Richter Michael Radasztics verurteilte Kurz zu acht Monaten bedingt
Richter: Kurz war "Counter-Strike-mäßig"
Dass Kurz Angst vor strafrechtlicher Verfolgung hatte (Aussagenotstand), nahm der Richter ihm nicht ab. "Sie waren in der ersten Befragung (im U-Ausschuss, Anm.) relativ patzig, relativ Counter-Strike-mäßig, erst in ihrer zweiten Befragung teilweise sehr defensiv und deutlich weniger angriffig." Wenn dann habe man den Eindruck gehabt, dass Kurz eher in der zweiten Befragung vorsichtig war, richtete der Vorsitzende seine Urteilsbegründung an den Ex-Kanzler.
Eine Kombination aus unbedingter Geldstrafe und bedingter Haftstrafe hielt Radasztics für nicht angebracht, auch eine reine Geldstrafe lehnte der Richter aus "generalpräventiven Gründen" ab. Die Voraussetzungen für eine bedingte Haftstrafe seien ganz bestimmt gegeben gewesen. Mildernd wirkte sich aus, dass Kurz und Bonelli unbescholten waren.
Die Freiheitsstrafen werden den Kurz und Bonelli unter einer Probezeit von drei Jahren bedingt nachgesehen. Weiters werden beide zum Ersatz der Verfahrenskosten verurteilt.
Kurz nach dem Schuldspruch mit seinem Anwalt Otto Dietrich
Auch nach dem Schuldspruch stellte sich Kurz bereitwillig den Medien und interpretierte den Ausgang des Verfahrens aus seiner Sicht: "Ich bin in zwei von drei Vorwürfen freigesprochen worden." In der Frage der Aufsichtsratsbesetzungen blieb er bei seiner Schilderung, die Verurteilung empfinde er als "sehr ungerecht".

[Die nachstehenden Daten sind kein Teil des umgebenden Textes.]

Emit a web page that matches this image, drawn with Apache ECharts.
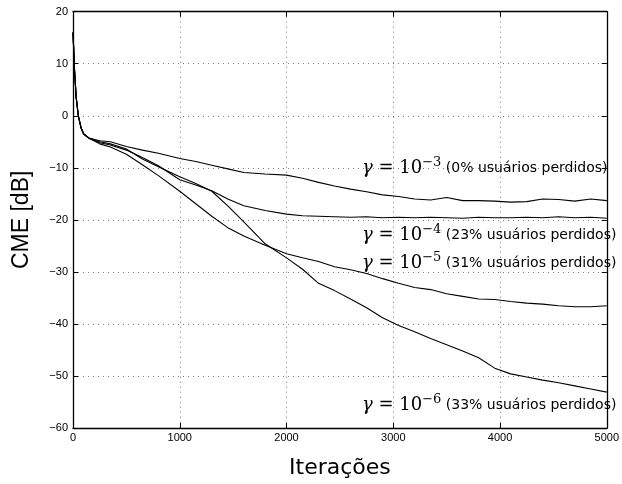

So geht es für Kurz weiter
Kurz' Verteidiger Otto Dietrich sowie Bonellis Verteidiger Werner Suppan gaben zu Ende der Verhandlung bekannt, Berufung wegen Nichtigkeit der Schuld und Strafe anzumelden. "Ich bin sehr optimistisch, dass wir in zweiter Instanz recht bekommen", betonte Kurz. Die WKStA gab vorerst keine Erklärung ab, das Urteil ist somit nicht rechtskräftig.
Und bis Kurz' Schuldspruch – oder ein etwaiger Freispruch in zweiter Instanz – tatsächlich Rechtskraft erlangt, dürfte noch einige Zeit ins Land ziehen.
Zunächst wird nun Richter Radasztics ein schriftliches Urteil verfassen, bevor die Causa ans Oberlandesgericht (OLG) Wien weitergeleitet wird. Möglicherweise wird auch der Oberste Gerichtshof (OGH) hinzugezogen, da einige rechtliche Fragen, insbesondere bezüglich des Aussagenotstands, juristisch nicht unumstritten sind.
Doch auch wenn das Urteil vorerst nicht rechtskräftig ist: Angesichts des erstinstanzlichen Schuldspruchs scheint ein politisches Comeback von Kurz zumindest vorerst in weite Ferne gerückt. Zwar hat der ehemalige Kanzler immer wieder beteuert, nicht in die Politik zurückkehren zu wollen – Gerüchte darüber kochen dennoch regelmäßig wieder hoch.
Der Schuldspruch könnte für die WKStA eine gewisse Entlastung bedeuten. Die Antikorruptionsbehörde war in der Vergangenheit wiederholt politischen Angriffen ausgesetzt. Im Falle eines Freispruchs hätte die ÖVP vermutlich erneut Kritik an ihrer Arbeit geäußert und eine ungerechte Verfolgung türkiser Politiker unterstellt. Nun wurden die Vorwürfe der WKStA gegen Kurz in zumindest einem Anklagepunkt von einem unabhängigen Gericht bestätigt.